Bay Area-based BevMo! had to fight hard to open its 104th store, successfully fending off opposition from Santa Barbara residents and environmentalists who said the last thing the San Roque neighborhood needed was another booze shop, especially one likely to increase noise pollution and traffic flow in an already busy area. Peabody Elementary School officials argued similarly, saying the superstore was simply too close to campus.

In their swan song of opposition, an ad hoc committee of San Roque residents and business owners – calling themselves Breathe Easy Santa Barbara – hired prolific environmental attorney Marc Chytilo to file an appeal with the city council. He asked the council members to kill the project outright and argued, amongst other things, that motorists on their way to and from BevMo! would seriously diminish the level of service at nearby intersections and would hamper city efforts to make the nearby streets more pedestrian- and bicycle-friendly.

While City Hall sympathized with the complaints, it couldn’t’ find enough reason to say no after the store’s plans went through an extensive review process: The company took an existing building and reused it, actually knocking down nearly one-third of the structure to make room for more parking spaces. According to traffic engineers, BevMo! is providing more parking than its employees and its customers will need. Reps also reportedly took pains not to ask that any rules be bent in seeking approval.
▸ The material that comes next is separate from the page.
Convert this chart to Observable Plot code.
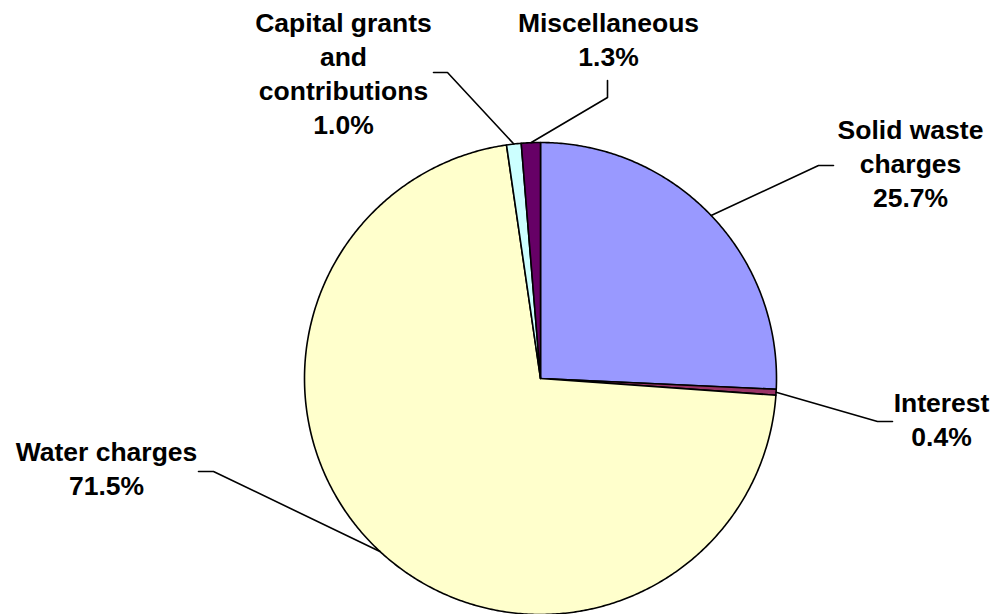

Addressing the fair amount of controversy surrounding the liquor superstore’s opening, Lei said she was surprised that any opposition existed at all. Most other cities, she explained, welcome a BevMo! with open arms. And while there was a vocal contingent who did make the road to installing a Santa Barbara store a little bumpy, Lei said the area’s majority won in the end. “People have shown that they want us here,” she said. “And we’re happy to provide them with a wide selection of different products at low prices.”